==== DATA TO PROCESS
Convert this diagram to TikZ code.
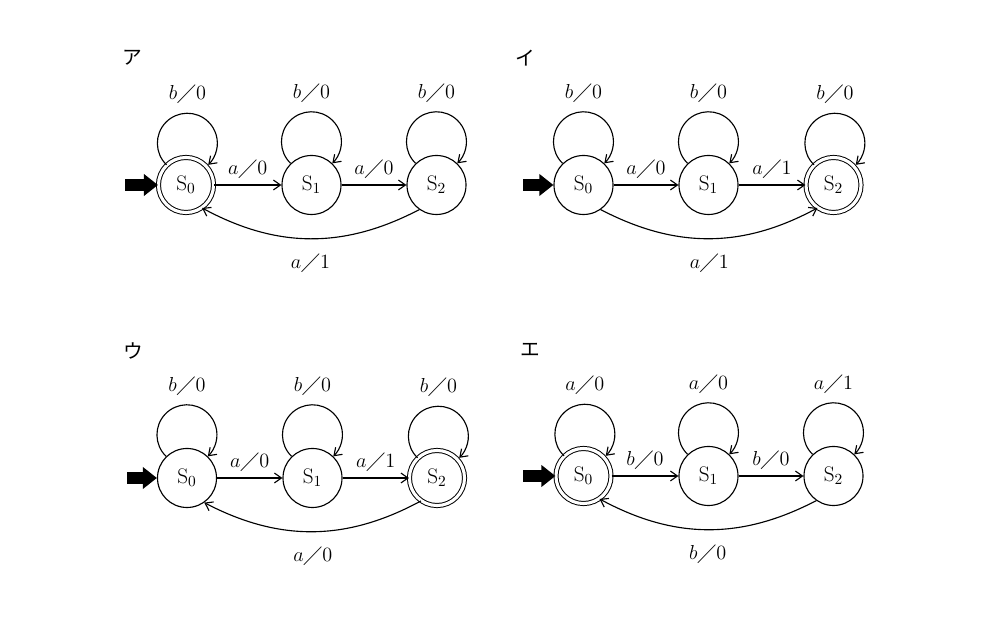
\documentclass[tikz,border=0pt]{standalone}
\usepackage{amssymb}
\usepackage{fontspec}
\newfontfamily\cjk{Noto Sans CJK JP}
\usetikzlibrary{arrows.meta}
\newcommand\io[2]{$#1\diagup#2$}
\def\selfloop(#1)#2{\draw[trans] (#1.134) arc[start angle=226, end angle=-46, radius=30] node[midway, above=3pt] {#2};}
\tikzset{
	state/.style={circle, draw, line width=0.8pt, minimum size=1.475cm, inner sep=0pt},
	final/.style={double, double distance=2.2pt, line width=0.7pt, minimum size={1.475cm-2.8pt}},
	trans/.style={line width=0.8pt, -{Straight Barb[length=5pt,width=7pt]}},
	init/.style={line width=8.5pt, -{Triangle[length=10pt,width=15pt]}},
	paneltitle/.style={font=\cjk\fontsize{14}{16}\selectfont},
	lab/.style={above=1pt},
	blab/.style={below=7pt}
}
\begin{document}
\begin{tikzpicture}[x=0.025cm, y=0.025cm, font=\fontsize{15}{18}\selectfont]
			%%%%% START %%%%%
			\useasboundingbox (0, 0) rectangle (994, 630);
			
			% ア
			\node[paneltitle] (ta) at (132, 572) {ア};
			\node[state, final] (a0) at (186, 445) {$\mathrm{S}_0$};
			\node[state] (a1) at (311.5, 445) {$\mathrm{S}_1$};
			\node[state] (a2) at (436.5, 445) {$\mathrm{S}_2$};
			\coordinate (ai) at (125, 445);
			\draw[init] (ai) -- (a0);
			\selfloop(a0){\io{b}{0}}
			\selfloop(a1){\io{b}{0}}
			\selfloop(a2){\io{b}{0}}
			\draw[trans] (a0) -- node[lab] {\io{a}{0}} (a1);
			\draw[trans] (a1) -- node[lab] {\io{a}{0}} (a2);
			\draw[trans] (a2.235) to[bend left=28] node[blab] {\io{a}{1}} (a0.305);
			
			% イ
			\node[paneltitle] (ti) at (525, 572) {イ};
			\node[state] (i0) at (583.5, 445) {$\mathrm{S}_0$};
			\node[state] (i1) at (708.5, 445) {$\mathrm{S}_1$};
			\node[state, final] (i2) at (833.5, 445) {$\mathrm{S}_2$};
			\coordinate (ii) at (523, 445);
			\draw[init] (ii) -- (i0);
			\selfloop(i0){\io{b}{0}}
			\selfloop(i1){\io{b}{0}}
			\selfloop(i2){\io{b}{0}}
			\draw[trans] (i0) -- node[lab] {\io{a}{0}} (i1);
			\draw[trans] (i1) -- node[lab] {\io{a}{1}} (i2);
			\draw[trans] (i0.305) to[bend right=28] node[blab] {\io{a}{1}} (i2.235);
			
			% ウ
			\node[paneltitle] (tu) at (133, 279) {ウ};
			\node[state] (u0) at (187, 152) {$\mathrm{S}_0$};
			\node[state] (u1) at (312.5, 152) {$\mathrm{S}_1$};
			\node[state, final] (u2) at (437, 152) {$\mathrm{S}_2$};
			\coordinate (ui) at (127, 152);
			\draw[init] (ui) -- (u0);
			\selfloop(u0){\io{b}{0}}
			\selfloop(u1){\io{b}{0}}
			\selfloop(u2){\io{b}{0}}
			\draw[trans] (u0) -- node[lab] {\io{a}{0}} (u1);
			\draw[trans] (u1) -- node[lab] {\io{a}{1}} (u2);
			\draw[trans] (u2.235) to[bend left=28] node[blab] {\io{a}{0}} (u0.305);
			
			% エ
			\node[paneltitle] (te) at (530, 280) {エ};
			\node[state, final] (e0) at (583.5, 154) {$\mathrm{S}_0$};
			\node[state] (e1) at (708.5, 154) {$\mathrm{S}_1$};
			\node[state] (e2) at (833.5, 154) {$\mathrm{S}_2$};
			\coordinate (ei) at (523, 154);
			\draw[init] (ei) -- (e0);
			\selfloop(e0){\io{a}{0}}
			\selfloop(e1){\io{a}{0}}
			\selfloop(e2){\io{a}{1}}
			\draw[trans] (e0) -- node[lab] {\io{b}{0}} (e1);
			\draw[trans] (e1) -- node[lab] {\io{b}{0}} (e2);
			\draw[trans] (e2.235) to[bend left=28] node[blab] {\io{b}{0}} (e0.305);
			
			%%%%% END %%%%%
\end{tikzpicture}
\end{document}
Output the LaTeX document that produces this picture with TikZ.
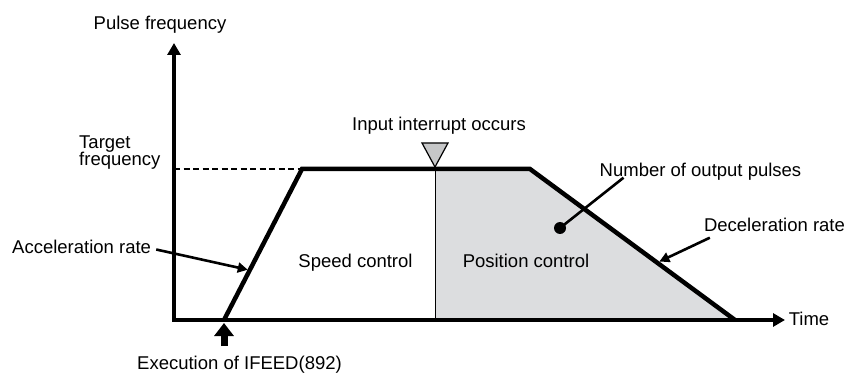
\documentclass[tikz,border=0pt]{standalone}
\usepackage{fontspec}
\setmainfont{Liberation Sans}
\usetikzlibrary{arrows.meta,calc}
\definecolor{positiongray}{HTML}{DCDDDF}
\definecolor{markgray}{HTML}{C6C7C8}
\begin{document}
\begin{tikzpicture}[x=1pt,y=-1pt,line join=miter,
  font=\fontsize{18.5}{17.5}\selectfont,
  axis/.style={line width=4pt,{Triangle[length=12pt,width=13pt]}-{Triangle[length=12pt,width=13pt]}},
  profile/.style={line width=4.5pt},
  pointer/.style={line width=2.6pt,-{Triangle[length=10pt,width=10pt]}},
  caption/.style={inner sep=0pt,anchor=base}]
  \useasboundingbox (0,0) rectangle (846,374);
  % corners of the pulse profile
  \coordinate (origin) at (174,320);
  \coordinate (ytip) at (174,43);
  \coordinate (xtip) at (785,320);
  \coordinate (start) at (224,320);
  \coordinate (reach) at (302,169);
  \coordinate (interrupt) at (435,169);
  \coordinate (brake) at (530,169);
  \coordinate (stop) at (735,320);
  \coordinate (switch) at (435,320);
  \fill[positiongray] (interrupt) -- (brake) -- (stop) -- (switch) -- cycle;
  \draw[line width=1pt] (interrupt) -- (switch);
  \draw[line width=2.5pt,dash pattern=on 6pt off 3.5pt] (origin |- reach) -- (reach);
  \draw[axis] (ytip) -- (origin) -- (xtip);
  \draw[profile] (start) -- (reach) -- (brake) -- (stop);
  \draw[line width=1.2pt,fill=markgray] ($(interrupt)+(-13,-26)$) -- ($(interrupt)+(13,-26)$)
    -- ($(interrupt)+(0,-2)$) -- cycle;
  % texts
  \node[caption] (yname) at (160,29.5) {Pulse frequency};
  \node[caption] (tname) at (809,325) {Time};
  \node[caption,anchor=base west,align=left] (target) at (79,165.7) {Target\\frequency};
  \node[caption] (irq) at (439,131) {Input interrupt occurs};
  \node[caption] (speed) at (355.5,267.5) {Speed control};
  \node[caption] (position) at (526,267.5) {Position control};
  \node[caption] (pulses) at (700.5,176.7) {Number of output pulses};
  \node[caption] (decel) at (774.5,231.7) {Deceleration rate};
  \node[caption,anchor=base west] (accel) at (12,253.5) {Acceleration rate};
  \node[caption] (exec) at (239.5,369) {Execution of IFEED(892)};
  % pointers
  \coordinate (accelhit) at ($(start)!.33!(reach)$);
  \coordinate (decelhit) at ($(brake)!.62!(stop)$);
  \coordinate (dot) at (560,228);
  \draw[pointer,shorten >=2pt] ([xshift=5pt,yshift=4pt]accel.base east) -- (accelhit);
  \draw[pointer,shorten >=2.5pt] ([xshift=6pt,yshift=-6pt]decel.base west) -- (decelhit);
  \draw[line width=2.6pt] ([xshift=24pt,yshift=-1pt]pulses.base west) -- (dot);
  \fill (dot) circle[radius=6];
  \draw[line width=7pt,-{Triangle[length=13pt,width=19pt]}] ([yshift=-26pt]start) -- ([yshift=-3pt]start);
\end{tikzpicture}
\end{document}
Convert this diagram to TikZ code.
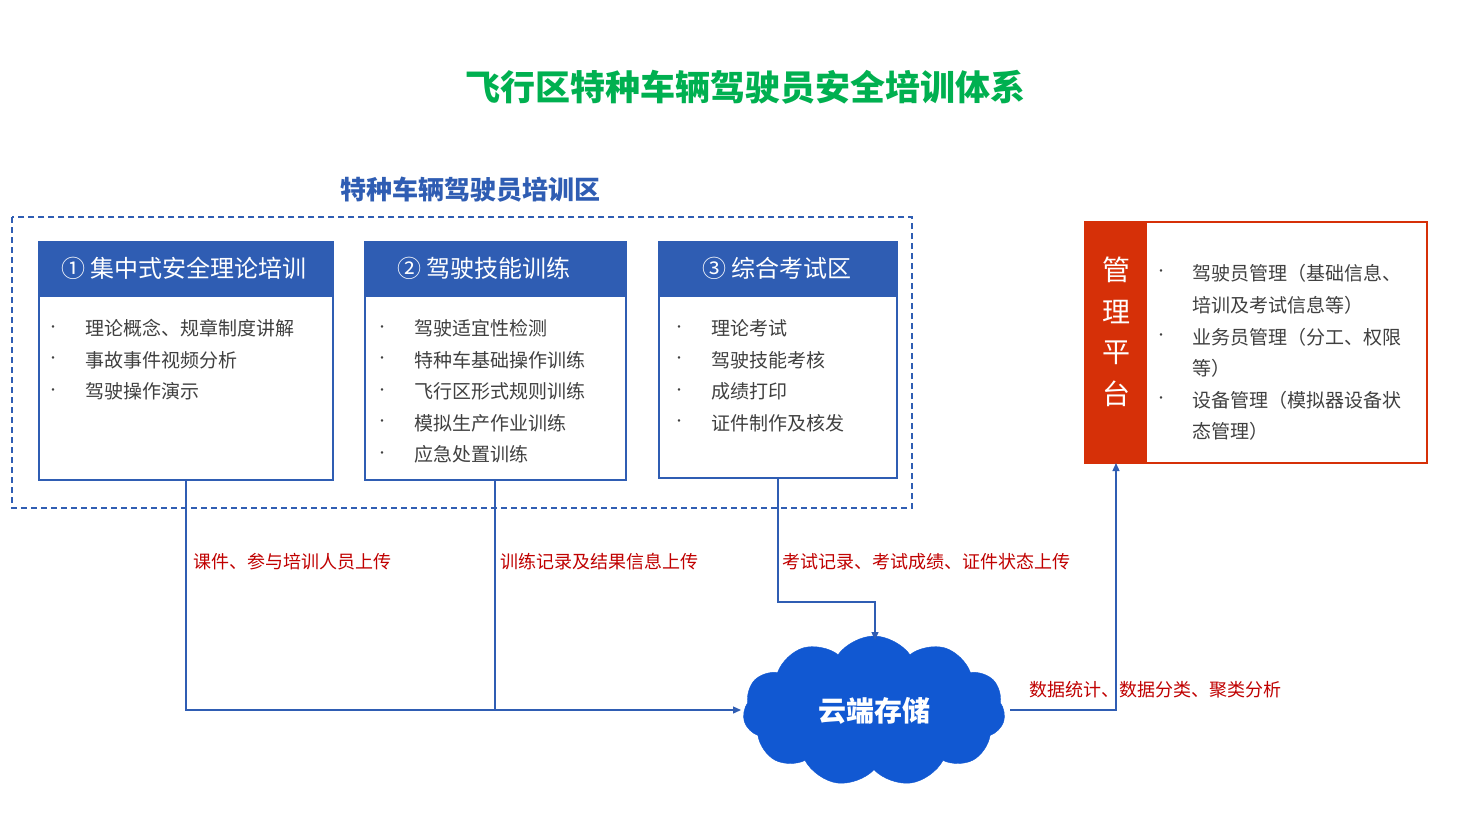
\documentclass[tikz,border=0pt]{standalone}
\usepackage{fontspec}
\setmainfont{Noto Sans CJK SC}
\usetikzlibrary{shapes.symbols,arrows.meta}
\definecolor{hdr}{HTML}{2F5DB3}
\definecolor{ttl}{HTML}{00B050}
\definecolor{redc}{HTML}{D63008}
\definecolor{lbl}{HTML}{C00000}
\definecolor{cld}{HTML}{1158D2}
\definecolor{txt}{HTML}{404040}
\begin{document}
\begin{tikzpicture}[x=1pt,y=-1pt,
 box/.style={draw=hdr,line width=2.5pt},
 hd/.style={fill=hdr,draw=hdr,line width=2.5pt},
 htxt/.style={text=white,font=\fontsize{24}{28}\selectfont},
 bl/.style={anchor=west,text=txt,font=\fontsize{19}{22}\selectfont,inner sep=0},
 dt/.style={anchor=center,text=txt,font=\fontsize{12}{12}\selectfont,inner sep=0},
 lab/.style={anchor=west,text=lbl,font=\fontsize{18}{22}\selectfont,inner sep=0},
 con/.style={draw=hdr,line width=1.3pt},
 arr/.style={con,-{Triangle[length=8pt,width=7pt]}}]
\useasboundingbox (0,0) rectangle (1484,823);
\fill[white] (0,0) rectangle (1484,823);
\node[text=ttl,font=\fontsize{35}{40}\selectfont\bfseries] (title) at (745,87) {飞行区特种车辆驾驶员安全培训体系};
\node[text=hdr,font=\fontsize{26}{30}\selectfont\bfseries] (sub) at (470,190) {特种车辆驾驶员培训区};
\draw[hdr,line width=1.5pt,dash pattern=on 6pt off 4pt] (12,217) rectangle (912,508);
% box 1
\draw[box] (39,242) rectangle (333,480);
\draw[hd] (39,242) rectangle (333,296);
\node[htxt] (h1) at (184,268) {① 集中式安全理论培训};
% box 2
\draw[box] (365,242) rectangle (626,480);
\draw[hd] (365,242) rectangle (626,296);
\node[htxt] (h2) at (484,268) {② 驾驶技能训练};
% box 3
\draw[box] (659,242) rectangle (897,478);
\draw[hd] (659,242) rectangle (897,296);
\node[htxt] (h3) at (777,268) {③ 综合考试区};
\foreach \t [count=\i] in {理论概念、规章制度讲解,事故事件视频分析,驾驶操作演示}{
 \node[dt] at (53,{297+31.5*\i}) {•}; \node[bl] at (85,{297+31.5*\i}) {\t};}
\foreach \t [count=\i] in {驾驶适宜性检测,特种车基础操作训练,飞行区形式规则训练,模拟生产作业训练,应急处置训练}{
 \node[dt] at (382,{297+31.5*\i}) {•}; \node[bl] at (414,{297+31.5*\i}) {\t};}
\foreach \t [count=\i] in {理论考试,驾驶技能考核,成绩打印,证件制作及核发}{
 \node[dt] at (679,{297+31.5*\i}) {•}; \node[bl] at (711,{297+31.5*\i}) {\t};}
% management
\draw[redc,line width=2.5pt] (1085,222) rectangle (1427,463);
\fill[redc] (1085,222) rectangle (1147,463);
\foreach \c/\y in {管/270,理/312,平/353,台/394}
 \node[text=white,font=\fontsize{28}{30}\selectfont] at (1116,\y) {\c};
\coordinate (mg) at (1116,463);
\foreach \t/\y in {驾驶员管理（基础信息、/273,培训及考试信息等）/305,业务员管理（分工、权限/337,等）/368,设备管理（模拟器设备状/400,态管理）/431}
 \node[bl] at (1192,\y) {\t};
\foreach \y in {273,337,400} \node[dt] at (1161,\y) {•};
% cloud
\node[cloud,cloud puffs=11,cloud puff arc=110,aspect=1.7,fill=cld,draw=cld,minimum width=262pt,minimum height=150pt,inner sep=0,
 text=white,font=\fontsize{28}{30}\selectfont\bfseries] (cl) at (874,711) {云端存储};
% connectors
\coordinate (b1) at (186,480);
\coordinate (b2) at (495,480);
\coordinate (b3) at (778,478);
\draw[con] (b1) |- (495,710);
\draw[con] (b2) -- (495,710);
\draw[arr] (495,710) -- (741,710);
\draw[arr] (b3) |- (875,602) -- (875,640);
\draw[arr] (1010,710) -| (mg);
\node[lab] at (193,562) {课件、参与培训人员上传};
\node[lab] at (500,562) {训练记录及结果信息上传};
\node[lab] at (782,562) {考试记录、考试成绩、证件状态上传};
\node[lab] at (1029,690) {数据统计、数据分类、聚类分析};
\end{tikzpicture}
\end{document}
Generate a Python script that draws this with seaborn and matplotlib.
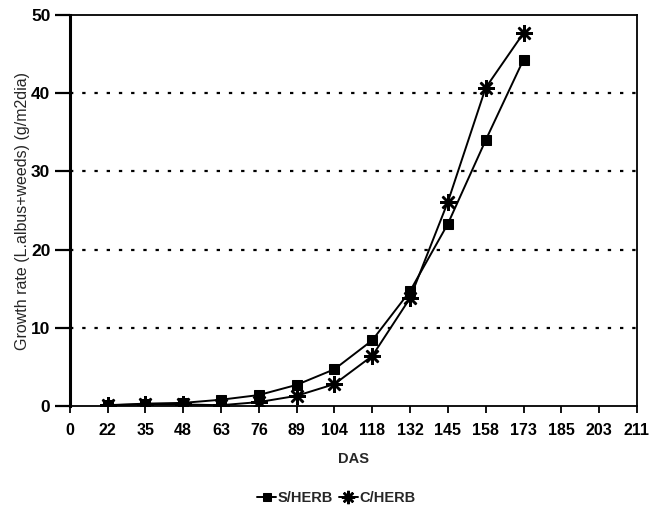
import pandas as pd
import matplotlib
matplotlib.use("Agg")
import matplotlib.pyplot as plt
import seaborn as sns

# DAS categories (evenly spaced on the axis) and growth rates
das_labels = ["0", "22", "35", "48", "63", "76", "89", "104", "118",
              "132", "145", "158", "173", "185", "203", "211"]
das_points = ["22", "35", "48", "63", "76", "89", "104", "118",
              "132", "145", "158", "173"]
s_herb = [0.1, 0.3, 0.4, 0.8, 1.4, 2.7, 4.7, 8.4, 14.7, 23.3, 34.0, 44.3]
c_herb = [0.1, 0.2, 0.2, 0.1, 0.5, 1.3, 2.8, 6.4, 13.8, 26.1, 40.7, 47.7]

pos = [das_labels.index(d) for d in das_points]
df = pd.DataFrame({"pos": pos, "S/HERB": s_herb, "C/HERB": c_herb})

sns.set_style("white")
plt.rcParams["font.family"] = ["Liberation Sans", "DejaVu Sans"]
plt.rcParams["font.weight"] = "bold"

fig = plt.figure(figsize=(6.58, 5.11), dpi=100)
ax = fig.add_axes([0.106, 0.2055, 0.862, 0.765])

sns.lineplot(data=df, x="pos", y="S/HERB", ax=ax, color="black", lw=1.4,
             marker="s", markersize=6.5, markeredgecolor="black",
             markerfacecolor="black", label="S/HERB")
sns.lineplot(data=df, x="pos", y="C/HERB", ax=ax, color="black", lw=1.4,
             marker=(8, 2, 0), markersize=12, markeredgewidth=1.8,
             markeredgecolor="black", label="C/HERB")

ax.set_xlim(0, len(das_labels) - 1)
ax.set_ylim(0, 50)
ax.set_xticks(range(len(das_labels)))
ax.set_xticklabels(das_labels)
ax.set_yticks([0, 10, 20, 30, 40, 50])

for y in [10, 20, 30, 40]:
    ax.axhline(y, color="black", ls=(0, (1.5, 4)), lw=1.6, zorder=0)

for side in ["top", "right", "bottom"]:
    ax.spines[side].set_linewidth(1.3)
    ax.spines[side].set_color("black")
ax.spines["left"].set_linewidth(2.2)
ax.spines["left"].set_color("black")

ax.tick_params(axis="x", direction="out", length=5, width=1.3, labelsize=11.5,
               bottom=True, pad=7, colors="black")
ax.tick_params(axis="y", direction="out", length=11, width=1.6, labelsize=12.5,
               left=True, pad=3, colors="black")

ax.set_xlabel("DAS", fontsize=10.5, fontweight="bold", labelpad=10)
ax.set_ylabel("Growth rate (L.albus+weeds) (g/m2dia)", fontsize=11.5,
              fontweight="normal", labelpad=1)

ax.legend(loc="upper center", bbox_to_anchor=(0.47, -0.185), ncol=2,
          frameon=False, fontsize=10.5, handlelength=1.3, handletextpad=0.1,
          columnspacing=0.4, markerscale=0.8)

fig.savefig("out.png", dpi=100)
========
* **TASK STATEMENT**
Beginning with the line above that contains "Generate a Python" and ending with the line that contains "import seaborn as sns", quote each line exactly, keeping out the pictures.

* **THE ANSWER**
Generate a Python script that draws this with seaborn and matplotlib.
import pandas as pd
import matplotlib
matplotlib.use("Agg")
import matplotlib.pyplot as plt
import seaborn as sns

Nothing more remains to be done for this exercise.